Question

A small first-aid kit is dropped by a rock climber who is descending steadily at 1.3m/s. After 2.5 s, what is the velocity of the first-aid kit, and how far below the the climber?

Answer 1

1) -25.8 m/s

The velocity of the first-aid kit is given by

`v = u+at`

where:

u = -1.3 m/s is the initial velocity (negative because it points downward)

`a=g = -9.8 m/s^2` is the acceleration of gravity

t is the time

By substituting t = 2.5 s, we can find the velocity of the kit after 2.5 seconds:

`v=-1.3 + (-9.8)(2.5)=-25.8 m/s`

And the negative sign indicates that the velocity of the kit points downward.

2) 30.63 m below

In order to solve this part, we need to calculate the displacement of both the climber and the kit.
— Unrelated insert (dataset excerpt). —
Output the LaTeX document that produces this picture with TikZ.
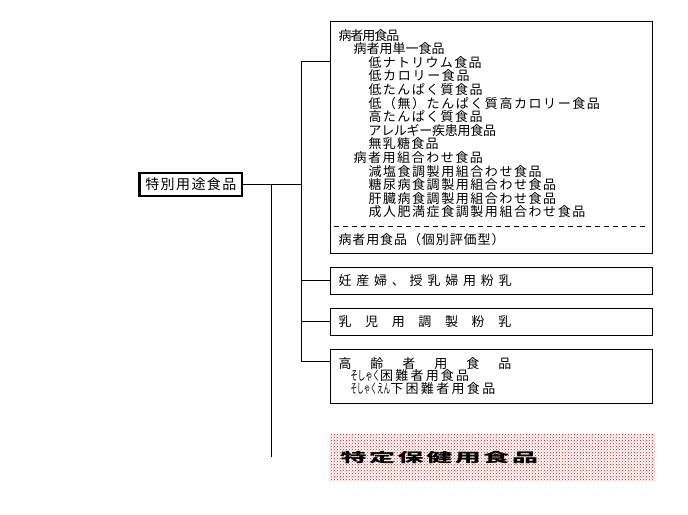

The climber descends at constant speed, so his displacement from the starting point is

`d_c = ut`

where u = -1.3 m/s. Substituting t = 2.5 s,

`d_c = (-1.3)(2.5 )=-3.25 m`

the kit, instead accelerates at a constant rate of
`a=g=-9.8 m/s^2`. Therefore, its displacement is given by

`d_k = ut + (1)/(2)at^2`

Substituting t = 2.5 s,

`d_k = (-1.3)(2.5) + (1)/(2)(-9.8)(2.5)^2=-33.88 m`

Therefore, the final distance between the kit and the climber is

`d=d_c - d_k = -3.25 m -(-33.88 m)=-30.63 m`

So the kit is 30.63 m below the climber.